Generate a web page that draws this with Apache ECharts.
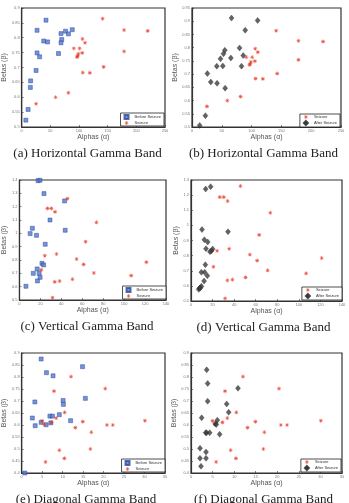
<!DOCTYPE html>
<html>
<head>
<meta charset="utf-8">
<script src="https://cdn.jsdelivr.net/npm/echarts@6/dist/echarts.min.js"></script>
<style>
    html, body {margin: 0; padding: 0; background: #fff;}
    #main {width: 349px; height: 503px;}
</style>
</head>
<body>
<div id="main"></div>
<script>
// horizontal gamma band  [alpha, beta]
const hBefore = [[42.4, 0.859], [26.8, 0.825], [76.5, 0.822], [88.2, 0.827], [68.6, 0.814], [81.5, 0.813],
    [38.5, 0.789], [45.2, 0.786], [69.8, 0.794], [68.6, 0.783], [26.8, 0.749], [31.3, 0.736], [64.2, 0.747],
    [25.1, 0.690], [15.6, 0.655], [15.1, 0.633], [11.2, 0.559], [7.3, 0.523]];
const hSeizure = [[141.2, 0.864], [178.6, 0.826], [219.9, 0.823], [106.0, 0.796], [110.5, 0.783], [91.0, 0.764],
    [101.0, 0.764], [105.5, 0.749], [98.8, 0.746], [97.8, 0.739], [96.5, 0.735], [178.6, 0.754], [142.9, 0.702],
    [106.6, 0.683], [118.9, 0.682], [81.5, 0.615], [59.2, 0.600], [25.1, 0.578]];
const hAfter = [[66.3, 0.912], [110.1, 0.903], [89.3, 0.866], [79.8, 0.799], [55.1, 0.790], [52.8, 0.777],
    [86.0, 0.770], [47.8, 0.758], [65.2, 0.761], [41.6, 0.730], [51.7, 0.731], [83.1, 0.730], [25.8, 0.702],
    [31.5, 0.670], [42.1, 0.665], [55.6, 0.647], [22.5, 0.543], [12.9, 0.506]];

// vertical gamma band
const vBefore = [[17.8, 1.395], [19.6, 1.398], [23.4, 1.298], [43.1, 1.243], [29.2, 1.100], [12.3, 1.038],
    [10.2, 0.998], [16.3, 0.985], [43.7, 1.023], [24.6, 0.918], [21.5, 0.775], [23.1, 0.763], [16.9, 0.733],
    [13.2, 0.700], [18.8, 0.700], [19.7, 0.670], [17.2, 0.643], [6.2, 0.603]];
const vSeizure = [[45.8, 1.260], [26.7, 1.187], [30.4, 1.187], [34.0, 1.161], [73.5, 1.083], [63.2, 0.937],
    [35.4, 0.845], [24.2, 0.832], [54.6, 0.807], [61.3, 0.767], [121.2, 0.784], [20.8, 0.726], [71.1, 0.703],
    [106.7, 0.683], [50.6, 0.656], [38.4, 0.642], [33.7, 0.636], [31.6, 0.517]];
const vAfter = [[13.6, 1.240], [18.2, 1.256], [10.2, 0.972], [34.3, 0.958], [12.4, 0.905], [15.5, 0.890],
    [13.9, 0.846], [20.1, 0.844], [18.9, 0.831], [17.6, 0.826], [13.3, 0.740], [9.6, 0.690], [12.7, 0.690],
    [15.1, 0.667], [12.1, 0.632], [9.6, 0.597], [7.1, 0.577], [8.0, 0.584], [8.7, 0.588]];

// diagonal gamma band
const dBefore = [[4.75, 0.875], [14.86, 0.843], [6.05, 0.818], [7.66, 0.805], [15.55, 0.711], [3.22, 0.696],
    [10.11, 0.702], [10.18, 0.686], [9.19, 0.643], [6.89, 0.637], [7.51, 0.637], [2.60, 0.629], [11.95, 0.618],
    [4.75, 0.611], [3.29, 0.597], [5.97, 0.601], [7.12, 0.609], [0.77, 0.400]];
const dSeizure = [[12.05, 0.802], [20.4, 0.752], [7.89, 0.741], [10.49, 0.653], [8.42, 0.629], [4.98, 0.617],
    [5.51, 0.603], [7.28, 0.611], [14.93, 0.614], [30.10, 0.618], [20.83, 0.600], [22.26, 0.600], [13.10, 0.589],
    [17.00, 0.570], [16.77, 0.500], [9.19, 0.495], [10.42, 0.461], [5.82, 0.446]];
const dAfter = [[3.63, 0.830], [3.86, 0.773], [10.89, 0.753], [3.86, 0.699], [8.27, 0.688], [8.73, 0.653],
    [2.47, 0.630], [6.10, 0.620], [5.64, 0.605], [5.87, 0.602], [3.40, 0.568], [3.63, 0.568], [4.33, 0.568],
    [6.64, 0.561], [2.09, 0.503], [3.48, 0.487], [2.09, 0.461], [3.48, 0.461], [2.32, 0.428]];

const captions = ['(a) Horizontal Gamma Band', '(b) Horizontal Gamma Band', '(c) Vertical Gamma Band',
    '(d) Vertical Gamma Band', '(e) Diagonal Gamma Band', '(f) Diagonal Gamma Band'];

// x range / y range per panel
const xRanges = [[0, 250, 50], [0, 250, 50], [0, 140, 20], [0, 140, 20], [0, 35, 5], [0, 35, 5]];
const yRanges = [[0.5, 0.9, 0.05], [0.5, 0.95, 0.05], [0.5, 1.4, 0.1], [0.5, 1.3, 0.1], [0.4, 0.9, 0.05], [0.4, 0.9, 0.05]];

const grids = [
    {left: 16, top: 8, width: 149, height: 119},
    {left: 192, top: 8, width: 149, height: 119},
    {left: 14, top: 180, width: 152, height: 120},
    {left: 191, top: 180, width: 151, height: 121},
    {left: 13, top: 353, width: 152, height: 120},
    {left: 191, top: 353, width: 151, height: 120}
];
const legendPos = [
    {right: 185, bottom: 377}, {right: 9, bottom: 376},
    {right: 183, bottom: 204}, {right: 7, bottom: 203},
    {right: 184, bottom: 31}, {right: 8, bottom: 31}
];

const sans = 'Liberation Sans';
const star = 'path://M-0.15,-1H0.15V1H-0.15Z M-1,-0.15H1V0.15H-1Z M-0.81,-0.6L-0.6,-0.81L0.81,0.6L0.6,0.81Z M0.6,-0.81L0.81,-0.6L-0.6,0.81L-0.81,0.6Z';

const fmt = v => String(Number(v.toFixed(2)));

const before = (data, i) => ({
    name: 'Before Seizure', type: 'scatter', xAxisIndex: i, yAxisIndex: i, data: data,
    symbol: 'rect', symbolSize: 4,
    itemStyle: {color: '#5577cc', borderColor: '#2b4a9e', borderWidth: 0.6}
});
const seizure = (data, i) => ({
    name: 'Seizure', type: 'scatter', xAxisIndex: i, yAxisIndex: i, data: data,
    symbol: star, symbolSize: 4,
    itemStyle: {color: '#e8321e'}
});
const after = (data, i) => ({
    name: 'After Seizure', type: 'scatter', xAxisIndex: i, yAxisIndex: i, data: data,
    symbol: 'diamond', symbolSize: [5, 6],
    itemStyle: {color: '#3c3c3c', borderColor: '#222', borderWidth: 0.4}
});

const series = [
    before(hBefore, 0), seizure(hSeizure, 0),
    seizure(hSeizure, 1), after(hAfter, 1),
    before(vBefore, 2), seizure(vSeizure, 2),
    seizure(vSeizure, 3), after(vAfter, 3),
    before(dBefore, 4), seizure(dSeizure, 4),
    seizure(dSeizure, 5), after(dAfter, 5)
];

const myChart = echarts.init(document.getElementById('main'));
myChart.setOption({
    animation: false,
    grid: grids.map(g => Object.assign({show: true, borderColor: '#333', borderWidth: 1.2, backgroundColor: '#fff'}, g)),
    xAxis: xRanges.map((r, i) => ({
        type: 'value', gridIndex: i, min: r[0], max: r[1], interval: r[2],
        name: 'Alphas (α)', nameLocation: 'middle', nameGap: 7,
        nameTextStyle: {fontFamily: sans, fontSize: 7, color: '#555'},
        axisLine: {lineStyle: {color: '#333', width: 1.2}},
        axisTick: {inside: true, length: 2, lineStyle: {color: '#333', width: 0.6}},
        axisLabel: {fontFamily: sans, fontSize: 4, color: '#777', margin: 2, formatter: fmt},
        splitLine: {show: false}
    })),
    yAxis: yRanges.map((r, i) => ({
        type: 'value', gridIndex: i, min: r[0], max: r[1], interval: r[2],
        name: 'Betas (β)', nameLocation: 'middle', nameGap: 9,
        nameTextStyle: {fontFamily: sans, fontSize: 7, color: '#555'},
        axisLine: {lineStyle: {color: '#333', width: 1.2}},
        axisTick: {inside: true, length: 2, lineStyle: {color: '#333', width: 0.6}},
        axisLabel: {fontFamily: sans, fontSize: 4, color: '#777', margin: 2, formatter: fmt},
        splitLine: {show: false}
    })),
    legend: legendPos.map((p, i) => Object.assign({
        orient: 'vertical',
        data: i % 2 === 0 ? ['Before Seizure', 'Seizure'] : ['Seizure', 'After Seizure'],
        itemWidth: 4, itemHeight: 4, itemGap: 1,
        padding: [1, 3, 1, 3],
        borderColor: '#222', borderWidth: 0.8, backgroundColor: '#fff',
        textStyle: {fontFamily: sans, fontSize: 4, color: '#333', padding: [0, 0, 0, 1]},
        selectedMode: false
    }, p)),
    graphic: captions.map((c, i) => ({
        type: 'text',
        x: grids[i].left + grids[i].width / 2 - 3,
        y: grids[i].top + grids[i].height + 27,
        style: {
            text: c, fontFamily: 'Liberation Serif', fontSize: 13, fill: '#222',
            textAlign: 'center', textVerticalAlign: 'middle'
        }
    })),
    series: series
});
</script>
</body>
</html>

Problem description:
Give again, exactly, the lines from the start of the data through the one holding "0.584], [8.7, 0.588]];"; omit the pictures.

Output for this task:
Generate a web page that draws this with Apache ECharts.
<!DOCTYPE html>
<html>
<head>
<meta charset="utf-8">
<script src="https://cdn.jsdelivr.net/npm/echarts@6/dist/echarts.min.js"></script>
<style>
    html, body {margin: 0; padding: 0; background: #fff;}
    #main {width: 349px; height: 503px;}
</style>
</head>
<body>
<div id="main"></div>
<script>
// horizontal gamma band  [alpha, beta]
const hBefore = [[42.4, 0.859], [26.8, 0.825], [76.5, 0.822], [88.2, 0.827], [68.6, 0.814], [81.5, 0.813],
    [38.5, 0.789], [45.2, 0.786], [69.8, 0.794], [68.6, 0.783], [26.8, 0.749], [31.3, 0.736], [64.2, 0.747],
    [25.1, 0.690], [15.6, 0.655], [15.1, 0.633], [11.2, 0.559], [7.3, 0.523]];
const hSeizure = [[141.2, 0.864], [178.6, 0.826], [219.9, 0.823], [106.0, 0.796], [110.5, 0.783], [91.0, 0.764],
    [101.0, 0.764], [105.5, 0.749], [98.8, 0.746], [97.8, 0.739], [96.5, 0.735], [178.6, 0.754], [142.9, 0.702],
    [106.6, 0.683], [118.9, 0.682], [81.5, 0.615], [59.2, 0.600], [25.1, 0.578]];
const hAfter = [[66.3, 0.912], [110.1, 0.903], [89.3, 0.866], [79.8, 0.799], [55.1, 0.790], [52.8, 0.777],
    [86.0, 0.770], [47.8, 0.758], [65.2, 0.761], [41.6, 0.730], [51.7, 0.731], [83.1, 0.730], [25.8, 0.702],
    [31.5, 0.670], [42.1, 0.665], [55.6, 0.647], [22.5, 0.543], [12.9, 0.506]];

// vertical gamma band
const vBefore = [[17.8, 1.395], [19.6, 1.398], [23.4, 1.298], [43.1, 1.243], [29.2, 1.100], [12.3, 1.038],
    [10.2, 0.998], [16.3, 0.985], [43.7, 1.023], [24.6, 0.918], [21.5, 0.775], [23.1, 0.763], [16.9, 0.733],
    [13.2, 0.700], [18.8, 0.700], [19.7, 0.670], [17.2, 0.643], [6.2, 0.603]];
const vSeizure = [[45.8, 1.260], [26.7, 1.187], [30.4, 1.187], [34.0, 1.161], [73.5, 1.083], [63.2, 0.937],
    [35.4, 0.845], [24.2, 0.832], [54.6, 0.807], [61.3, 0.767], [121.2, 0.784], [20.8, 0.726], [71.1, 0.703],
    [106.7, 0.683], [50.6, 0.656], [38.4, 0.642], [33.7, 0.636], [31.6, 0.517]];
const vAfter = [[13.6, 1.240], [18.2, 1.256], [10.2, 0.972], [34.3, 0.958], [12.4, 0.905], [15.5, 0.890],
    [13.9, 0.846], [20.1, 0.844], [18.9, 0.831], [17.6, 0.826], [13.3, 0.740], [9.6, 0.690], [12.7, 0.690],
    [15.1, 0.667], [12.1, 0.632], [9.6, 0.597], [7.1, 0.577], [8.0, 0.584], [8.7, 0.588]];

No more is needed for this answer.